In a new report that coincides with Congress' return after the Thanksgiving holiday, the White House says that if lawmakers don't halt the Jan. 1 automatic increase on in taxes for households earning less than $250,000, consumers might curtail their shopping in advance.
Across-the-board tax increases and deep spending cuts will take effect, with the possibility of driving the country into another recession, if President Barack Obama and a divided Congress can't reach a deal by the end of the year to avoid them.
The holiday shopping season started in earnest on Thursday, the Thanksgiving holiday.
"As we approach the holiday season, which accounts for close to one-fifth of industry sales, retailers can't afford the threat of tax increases on middle-class families," the report says.

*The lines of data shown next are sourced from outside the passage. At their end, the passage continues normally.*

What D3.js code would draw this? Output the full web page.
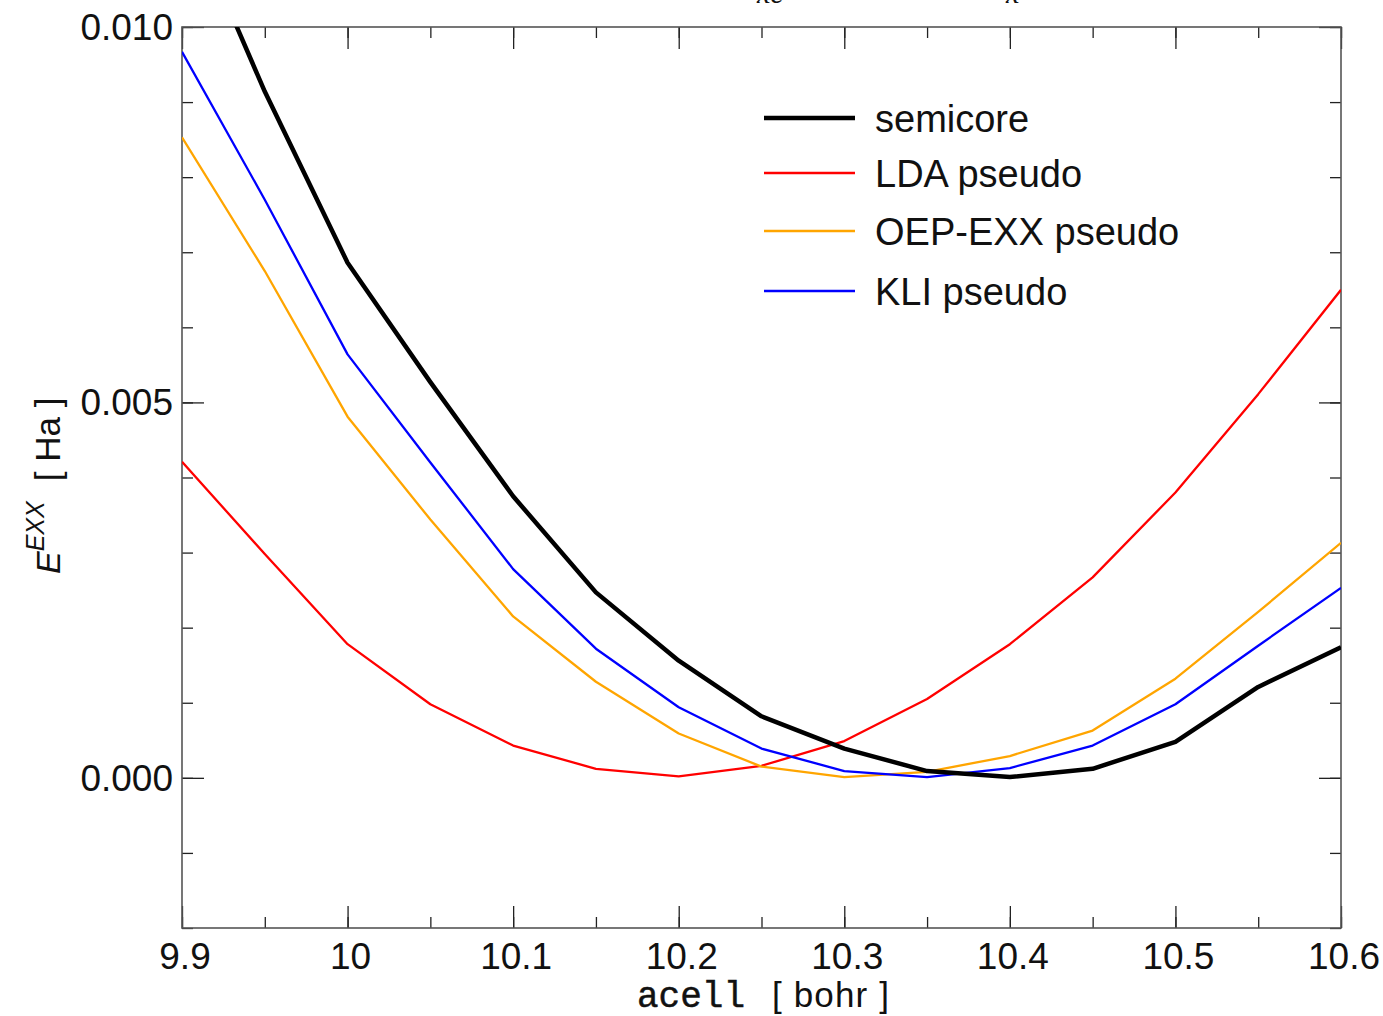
<!DOCTYPE html>
<html>
<head>
<meta charset="utf-8">
<script src="https://cdn.jsdelivr.net/npm/d3@7"></script>
<style>
  html, body { margin: 0; padding: 0; background: #fff; }
  svg { display: block; }
  text { font-family: "Liberation Sans", Arial, sans-serif; fill: #111; }
</style>
</head>
<body>
<script>
// Lattice constant grid (bohr)
const acell = [9.90, 9.95, 10.00, 10.05, 10.10, 10.15, 10.20, 10.25, 10.30, 10.35, 10.40, 10.45, 10.50, 10.55, 10.60];

// Total energy relative to minimum (Ha)
const semicore = [0.01169, 0.00914, 0.00686, 0.00527, 0.00375, 0.00247, 0.00156, 0.00082, 0.00039, 0.00009, 0.00001, 0.00012, 0.00048, 0.00121, 0.00174];
const ldaPseudo = [0.00421, 0.00298, 0.00178, 0.00098, 0.00043, 0.00012, 0.00002, 0.00016, 0.00049, 0.00105, 0.00178, 0.00267, 0.00380, 0.00511, 0.00650];
const oepPseudo = [0.00853, 0.00675, 0.00481, 0.00344, 0.00215, 0.00128, 0.00059, 0.00015, 0.00001, 0.00008, 0.00029, 0.00063, 0.00132, 0.00221, 0.00313];
const kliPseudo = [0.00967, 0.00770, 0.00564, 0.00420, 0.00278, 0.00172, 0.00094, 0.00039, 0.00009, 0.00001, 0.00013, 0.00043, 0.00098, 0.00176, 0.00253];

const seriesNames = ["semicore", "LDA pseudo", "OEP-EXX pseudo", "KLI pseudo"];
const seriesColors = ["#000000", "#ff0000", "#ffa500", "#0000ff"];
const seriesWidths = [4.5, 2.3, 2.3, 2.3];

const xTickValues = [9.9, 10.0, 10.1, 10.2, 10.3, 10.4, 10.5, 10.6];
const xTickLabels = ["9.9", "10", "10.1", "10.2", "10.3", "10.4", "10.5", "10.6"];
const yTickValues = [0.000, 0.005, 0.010];
const yTickLabels = ["0.000", "0.005", "0.010"];

const W = 1383, H = 1016;
const plotL = 182, plotR = 1341, plotT = 27, plotB = 928;

const svg = d3.select("body").append("svg").attr("width", W).attr("height", H);

const x = d3.scaleLinear().domain([9.9, 10.6]).range([plotL, plotR]);
const y = d3.scaleLinear().domain([-0.002, 0.010]).range([plotB, plotT]);

// Clip the curves to the plotting frame
svg.append("defs").append("clipPath").attr("id", "plotclip")
  .append("rect").attr("x", plotL).attr("y", plotT).attr("width", plotR - plotL).attr("height", plotB - plotT);

// Partly visible heading fragments above the frame
svg.append("text").attr("x", 757).attr("y", 3)
  .style("font-family", "'Liberation Serif', serif").style("font-style", "italic")
  .style("font-size", "30px").text("xc");
svg.append("text").attr("x", 1006).attr("y", 3)
  .style("font-family", "'Liberation Serif', serif").style("font-style", "italic")
  .style("font-size", "30px").text("x");

// Axes with major and minor ticks on all four sides
const minorX = d3.range(0, 15).map(i => +(9.9 + i * 0.05).toFixed(2));
const minorY = d3.range(0, 13).map(i => +(-0.002 + i * 0.001).toFixed(3));

function styleAxis(g) {
  g.select(".domain").remove();
  g.selectAll(".tick line").attr("stroke", "#222").attr("stroke-width", 1.3);
}

// bottom
svg.append("g").attr("transform", `translate(0,${plotB})`)
  .call(d3.axisTop(x).tickValues(minorX).tickSize(11).tickFormat(""))
  .call(styleAxis);
svg.append("g").attr("transform", `translate(0,${plotB})`)
  .call(d3.axisTop(x).tickValues(xTickValues).tickSize(22).tickFormat(""))
  .call(styleAxis);
// top
svg.append("g").attr("transform", `translate(0,${plotT})`)
  .call(d3.axisBottom(x).tickValues(minorX).tickSize(11).tickFormat(""))
  .call(styleAxis);
svg.append("g").attr("transform", `translate(0,${plotT})`)
  .call(d3.axisBottom(x).tickValues(xTickValues).tickSize(22).tickFormat(""))
  .call(styleAxis);
// left
svg.append("g").attr("transform", `translate(${plotL},0)`)
  .call(d3.axisRight(y).tickValues(minorY).tickSize(11).tickFormat(""))
  .call(styleAxis);
svg.append("g").attr("transform", `translate(${plotL},0)`)
  .call(d3.axisRight(y).tickValues(yTickValues).tickSize(22).tickFormat(""))
  .call(styleAxis);
// right
svg.append("g").attr("transform", `translate(${plotR},0)`)
  .call(d3.axisLeft(y).tickValues(minorY).tickSize(11).tickFormat(""))
  .call(styleAxis);
svg.append("g").attr("transform", `translate(${plotR},0)`)
  .call(d3.axisLeft(y).tickValues(yTickValues).tickSize(22).tickFormat(""))
  .call(styleAxis);

// Frame
svg.append("rect").attr("x", plotL).attr("y", plotT).attr("width", plotR - plotL).attr("height", plotB - plotT)
  .attr("fill", "none").attr("stroke", "#555").attr("stroke-width", 1.6);

// Tick labels
svg.append("g").selectAll("text").data(xTickValues).join("text")
  .attr("x", d => x(d) + 3).attr("y", 969)
  .attr("text-anchor", "middle").style("font-size", "37px")
  .text((d, i) => xTickLabels[i]);

svg.append("g").selectAll("text").data(yTickValues).join("text")
  .attr("x", 173).attr("y", d => y(d) + 13)
  .attr("text-anchor", "end").style("font-size", "37px")
  .text((d, i) => yTickLabels[i]);

// Axis titles
svg.append("text").attr("x", 637).attr("y", 1007)
  .style("font-family", "'Liberation Mono', 'Courier New', monospace")
  .style("font-size", "36px").attr("stroke", "#111").attr("stroke-width", 0.5)
  .text("acell");
svg.append("text").attr("x", 772).attr("y", 1007).style("font-size", "35px")
  .attr("textLength", 117).attr("lengthAdjust", "spacing")
  .text("[ bohr ]");

const yt = svg.append("text").attr("transform", "translate(60,574) rotate(-90)").style("font-size", "34px");
yt.append("tspan").style("font-style", "italic").text("E");
yt.append("tspan").style("font-style", "italic").style("font-size", "25px").attr("dy", -16).text("EXX");
yt.append("tspan").attr("dy", 16).attr("dx", 20).style("font-size", "35px").text("[ Ha ]");

// Curves
const allSeries = [semicore, ldaPseudo, oepPseudo, kliPseudo];
const line = d3.line().x((d, i) => x(acell[i])).y(d => y(d));
const drawOrder = [1, 2, 3, 0];
svg.append("g").attr("clip-path", "url(#plotclip)")
  .selectAll("path").data(drawOrder).join("path")
  .attr("d", k => line(allSeries[k]))
  .attr("fill", "none")
  .attr("stroke", k => seriesColors[k])
  .attr("stroke-width", k => seriesWidths[k])
  .attr("stroke-linejoin", "round");

// Legend
const legendY = [118, 173, 231, 291];
const lg = svg.append("g");
seriesNames.forEach((name, i) => {
  lg.append("line").attr("x1", 764).attr("x2", 855).attr("y1", legendY[i]).attr("y2", legendY[i])
    .attr("stroke", seriesColors[i]).attr("stroke-width", seriesWidths[i]);
  lg.append("text").attr("x", 875).attr("y", legendY[i] + 14).style("font-size", "38px").text(name);
});
</script>
</body>
</html>
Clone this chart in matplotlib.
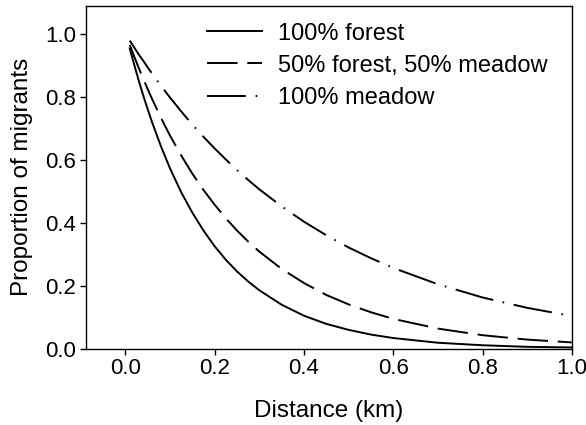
import matplotlib
matplotlib.use('Agg')
import matplotlib.pyplot as plt

plt.rcParams['font.family'] = ['Liberation Sans', 'DejaVu Sans']
plt.rcParams['lines.scale_dashes'] = False

# values
distance = [0.01, 0.02, 0.03, 0.04, 0.05, 0.06, 0.08, 0.1, 0.125, 0.15, 0.175,
            0.2, 0.225, 0.25, 0.275, 0.3, 0.35, 0.4, 0.45, 0.5, 0.55, 0.6,
            0.7, 0.8, 0.9, 1.0]
forest = [0.955, 0.903, 0.853, 0.806, 0.762, 0.720, 0.643, 0.574, 0.498, 0.433, 0.376,
          0.326, 0.283, 0.246, 0.214, 0.186, 0.140, 0.105, 0.079, 0.060, 0.045, 0.034,
          0.019, 0.011, 0.006, 0.004]
mixed = [0.966, 0.929, 0.893, 0.859, 0.826, 0.794, 0.734, 0.678, 0.615, 0.557, 0.505,
         0.458, 0.415, 0.376, 0.341, 0.309, 0.254, 0.209, 0.171, 0.141, 0.116, 0.095,
         0.064, 0.043, 0.029, 0.020]
meadow = [0.980, 0.958, 0.936, 0.916, 0.895, 0.875, 0.836, 0.799, 0.755, 0.713, 0.674,
          0.637, 0.602, 0.568, 0.537, 0.507, 0.453, 0.404, 0.361, 0.322, 0.288, 0.257,
          0.205, 0.163, 0.130, 0.104]

labels = ['100% forest', '50% forest, 50% meadow', '100% meadow']
x_ticks = [0.0, 0.2, 0.4, 0.6, 0.8, 1.0]
y_ticks = [0.0, 0.2, 0.4, 0.6, 0.8, 1.0]

fig = plt.figure(figsize=(5.86, 4.25), dpi=100)
ax = fig.add_axes([0.1468, 0.1795, 0.829, 0.8064])

ax.plot(distance, forest, color='black', lw=1.4, label=labels[0])
ax.plot(distance, mixed, color='black', lw=1.4, dashes=(22, 7), label=labels[1])
ax.plot(distance, meadow, color='black', lw=1.4, dashes=(28, 7, 1.2, 7), label=labels[2])

ax.set_xlim(-0.088, 1.0)
ax.set_ylim(0, 1.09)
ax.set_xticks(x_ticks)
ax.set_yticks(y_ticks)
ax.set_xticklabels([f'{t:.1f}' for t in x_ticks])
ax.set_yticklabels([f'{t:.1f}' for t in y_ticks])
ax.tick_params(direction='out', length=4, width=1, labelsize=16, pad=3,
               top=False, right=False)
for s in ax.spines.values():
    s.set_linewidth(1)

ax.set_xlabel('Distance (km)', fontsize=17.5, labelpad=15)
ax.set_ylabel('Proportion of migrants', fontsize=17.5, labelpad=9)

ax.legend(loc='upper left', bbox_to_anchor=(0.215, 1.0), frameon=False,
          fontsize=17, handlelength=2.35, handletextpad=0.65, labelspacing=0.43,
          borderaxespad=0.3)

fig.savefig('out.png', dpi=100)
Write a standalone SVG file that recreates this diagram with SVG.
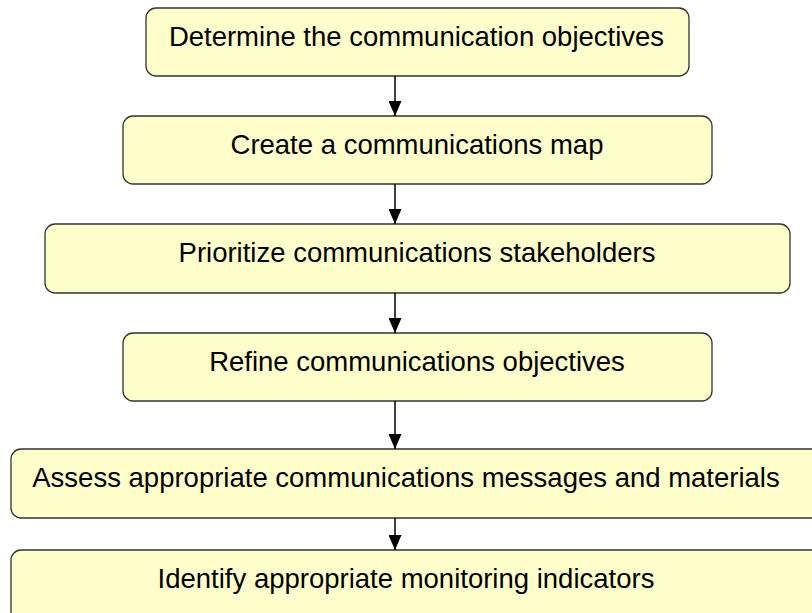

The study by Obama's National Economic Council and his Council of Economic Advisers also says a sudden increase in taxes for middle-income taxpayers would reduce consumer spending in 2013 by nearly $200 billion, significantly slowing the economic recovery.
The figures echo estimates by private forecasters and by the Congressional Budget Office.
Congress and Obama have until the end of the year to avoid across-the-board tax increases that would do away with rates set during the administration of President George W. Bush and restore higher tax rates that were in place during President Bill Clinton's administration, when the economy was robust, the federal government had a budget surplus and the country was not at war.
According to the report, a married couple earning between $50,000 and $85,000 with two children would see a $2,200 increase in their taxes.
Obama wants the Bush-era tax rates to remain at their current level for households earning less than $250,000. He is calling on Congress to increase taxes for families earning more than that threshold.
Obama's plan is part of an overall deficit reduction package that would increase tax revenue by about $1.5 trillion and reduce spending by a similar amount over 10 years.
Congressional Republicans, led by House Speaker John Boehner, have said they are open to including tax revenue in any budget package but have balked at any plan that raises tax rates on wealthier taxpayers. They argue that higher rates would also hit some small businesses.
House Majority Leader Eric Cantor said Monday the urgency of finding solutions intensifies as the end of the year approaches.
"If we don't do anything, on Jan. 1, 2013, there's a lot more people paying a lot more," the Republican said on MSNBC.